**WHAT THE EXERCISE ASKS:** Each line that holds the word "this" counts once; report how many lines do so and nothing else.

# Start of EXTRACTED MATERIAL

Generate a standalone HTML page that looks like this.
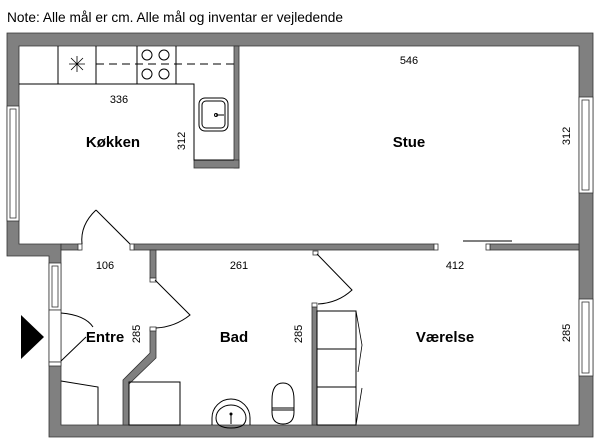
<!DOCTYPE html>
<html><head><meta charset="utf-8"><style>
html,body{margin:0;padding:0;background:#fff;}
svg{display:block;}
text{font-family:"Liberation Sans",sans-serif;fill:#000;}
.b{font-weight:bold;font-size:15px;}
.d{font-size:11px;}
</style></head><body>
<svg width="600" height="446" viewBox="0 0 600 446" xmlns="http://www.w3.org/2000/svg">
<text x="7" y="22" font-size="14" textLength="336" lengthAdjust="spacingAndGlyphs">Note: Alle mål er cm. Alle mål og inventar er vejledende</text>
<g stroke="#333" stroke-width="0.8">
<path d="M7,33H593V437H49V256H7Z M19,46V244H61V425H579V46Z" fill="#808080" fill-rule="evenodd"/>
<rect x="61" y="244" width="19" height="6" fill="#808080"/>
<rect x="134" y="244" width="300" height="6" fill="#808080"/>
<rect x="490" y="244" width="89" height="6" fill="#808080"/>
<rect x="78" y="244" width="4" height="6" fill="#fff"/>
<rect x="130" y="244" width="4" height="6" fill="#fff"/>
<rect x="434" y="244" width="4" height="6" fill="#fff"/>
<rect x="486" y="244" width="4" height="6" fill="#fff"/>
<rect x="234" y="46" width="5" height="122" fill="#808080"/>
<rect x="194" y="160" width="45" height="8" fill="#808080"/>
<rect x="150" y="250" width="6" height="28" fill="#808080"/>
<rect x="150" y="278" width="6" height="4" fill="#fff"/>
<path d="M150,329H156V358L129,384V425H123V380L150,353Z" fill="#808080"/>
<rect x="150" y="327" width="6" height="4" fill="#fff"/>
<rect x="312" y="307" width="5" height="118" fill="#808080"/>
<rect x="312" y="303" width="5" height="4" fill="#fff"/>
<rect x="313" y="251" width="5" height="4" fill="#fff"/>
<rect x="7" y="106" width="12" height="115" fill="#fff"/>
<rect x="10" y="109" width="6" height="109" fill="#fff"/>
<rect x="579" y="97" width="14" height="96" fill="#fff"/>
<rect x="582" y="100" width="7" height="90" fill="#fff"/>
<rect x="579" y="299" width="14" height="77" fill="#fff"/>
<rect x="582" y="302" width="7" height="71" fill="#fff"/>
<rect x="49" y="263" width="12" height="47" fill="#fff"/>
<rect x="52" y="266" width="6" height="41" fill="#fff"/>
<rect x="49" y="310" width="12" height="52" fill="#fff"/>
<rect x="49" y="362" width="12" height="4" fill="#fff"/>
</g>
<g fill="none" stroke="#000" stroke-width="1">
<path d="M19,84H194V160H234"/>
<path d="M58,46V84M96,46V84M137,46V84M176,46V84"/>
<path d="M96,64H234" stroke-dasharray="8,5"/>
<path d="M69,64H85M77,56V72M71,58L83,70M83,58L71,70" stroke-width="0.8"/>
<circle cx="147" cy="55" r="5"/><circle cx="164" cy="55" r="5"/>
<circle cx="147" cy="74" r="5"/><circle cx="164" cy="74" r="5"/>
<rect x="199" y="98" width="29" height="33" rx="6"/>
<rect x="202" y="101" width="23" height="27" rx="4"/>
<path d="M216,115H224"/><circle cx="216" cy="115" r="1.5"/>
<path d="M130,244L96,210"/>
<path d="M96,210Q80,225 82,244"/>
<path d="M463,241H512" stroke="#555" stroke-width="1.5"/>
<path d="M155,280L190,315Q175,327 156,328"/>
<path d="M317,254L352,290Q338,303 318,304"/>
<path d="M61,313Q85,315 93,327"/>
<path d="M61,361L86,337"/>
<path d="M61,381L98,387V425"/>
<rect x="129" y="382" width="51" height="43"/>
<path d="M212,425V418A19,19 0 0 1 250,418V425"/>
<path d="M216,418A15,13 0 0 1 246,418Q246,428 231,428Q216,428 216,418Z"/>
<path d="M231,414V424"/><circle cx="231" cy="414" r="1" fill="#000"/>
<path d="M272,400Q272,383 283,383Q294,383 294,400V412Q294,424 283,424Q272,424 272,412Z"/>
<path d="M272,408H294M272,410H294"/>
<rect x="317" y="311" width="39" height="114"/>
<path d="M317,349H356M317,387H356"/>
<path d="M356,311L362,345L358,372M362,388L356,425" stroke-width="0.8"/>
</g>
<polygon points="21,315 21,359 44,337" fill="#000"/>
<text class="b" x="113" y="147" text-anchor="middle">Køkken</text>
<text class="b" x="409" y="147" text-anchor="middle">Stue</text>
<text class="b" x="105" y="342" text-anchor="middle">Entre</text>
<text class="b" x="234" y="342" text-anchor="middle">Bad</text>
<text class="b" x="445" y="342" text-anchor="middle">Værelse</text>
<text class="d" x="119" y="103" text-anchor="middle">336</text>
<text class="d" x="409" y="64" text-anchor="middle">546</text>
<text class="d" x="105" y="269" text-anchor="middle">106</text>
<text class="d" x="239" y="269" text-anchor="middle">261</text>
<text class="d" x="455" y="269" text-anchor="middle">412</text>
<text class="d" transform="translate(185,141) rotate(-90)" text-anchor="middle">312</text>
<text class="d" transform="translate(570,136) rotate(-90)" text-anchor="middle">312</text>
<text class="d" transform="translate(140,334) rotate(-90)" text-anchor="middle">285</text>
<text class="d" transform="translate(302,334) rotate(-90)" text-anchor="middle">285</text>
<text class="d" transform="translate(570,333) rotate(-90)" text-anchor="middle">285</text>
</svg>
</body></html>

# End of EXTRACTED MATERIAL
# Start of EXTRACTED MATERIAL

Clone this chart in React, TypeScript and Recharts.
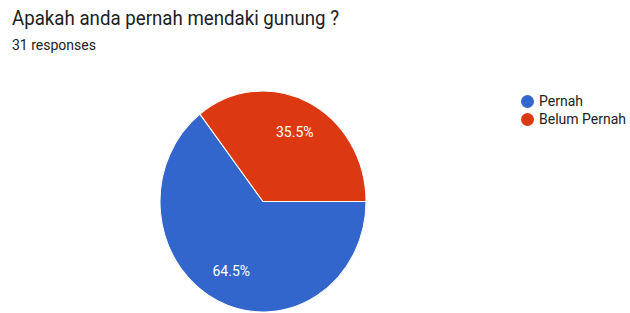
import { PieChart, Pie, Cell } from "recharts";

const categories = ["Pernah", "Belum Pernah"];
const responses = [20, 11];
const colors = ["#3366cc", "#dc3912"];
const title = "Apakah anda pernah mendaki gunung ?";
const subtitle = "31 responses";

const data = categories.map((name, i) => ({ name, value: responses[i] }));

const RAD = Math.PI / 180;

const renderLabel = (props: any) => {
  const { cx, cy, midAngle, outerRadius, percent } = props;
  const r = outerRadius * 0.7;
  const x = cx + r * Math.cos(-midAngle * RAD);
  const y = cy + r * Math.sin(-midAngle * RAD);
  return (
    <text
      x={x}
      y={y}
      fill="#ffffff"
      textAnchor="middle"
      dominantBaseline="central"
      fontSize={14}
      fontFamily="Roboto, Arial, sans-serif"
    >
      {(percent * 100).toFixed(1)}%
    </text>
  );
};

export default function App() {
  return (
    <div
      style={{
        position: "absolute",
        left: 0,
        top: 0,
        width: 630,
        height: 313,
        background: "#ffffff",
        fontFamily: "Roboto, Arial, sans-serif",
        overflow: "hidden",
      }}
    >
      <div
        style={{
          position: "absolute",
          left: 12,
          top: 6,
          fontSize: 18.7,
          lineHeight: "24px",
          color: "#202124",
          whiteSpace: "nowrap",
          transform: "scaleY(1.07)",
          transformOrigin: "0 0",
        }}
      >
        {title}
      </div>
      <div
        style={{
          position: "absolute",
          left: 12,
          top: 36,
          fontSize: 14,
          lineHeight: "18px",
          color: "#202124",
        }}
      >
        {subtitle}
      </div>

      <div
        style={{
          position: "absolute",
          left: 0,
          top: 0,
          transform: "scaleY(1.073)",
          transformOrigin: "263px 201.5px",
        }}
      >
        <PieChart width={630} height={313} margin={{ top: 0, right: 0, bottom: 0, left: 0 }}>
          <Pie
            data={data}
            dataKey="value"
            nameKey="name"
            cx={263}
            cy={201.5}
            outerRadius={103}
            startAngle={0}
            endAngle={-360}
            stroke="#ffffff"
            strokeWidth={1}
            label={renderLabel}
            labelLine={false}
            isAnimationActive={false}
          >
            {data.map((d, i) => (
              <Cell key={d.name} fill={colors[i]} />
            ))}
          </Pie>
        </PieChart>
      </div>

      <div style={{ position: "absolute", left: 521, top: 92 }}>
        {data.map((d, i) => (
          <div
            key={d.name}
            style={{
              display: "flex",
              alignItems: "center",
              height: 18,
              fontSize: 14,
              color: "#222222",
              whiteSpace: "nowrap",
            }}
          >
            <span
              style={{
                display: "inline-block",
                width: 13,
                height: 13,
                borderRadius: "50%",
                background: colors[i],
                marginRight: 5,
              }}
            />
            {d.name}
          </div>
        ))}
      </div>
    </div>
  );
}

# End of EXTRACTED MATERIAL

**THE OUTPUT:** 2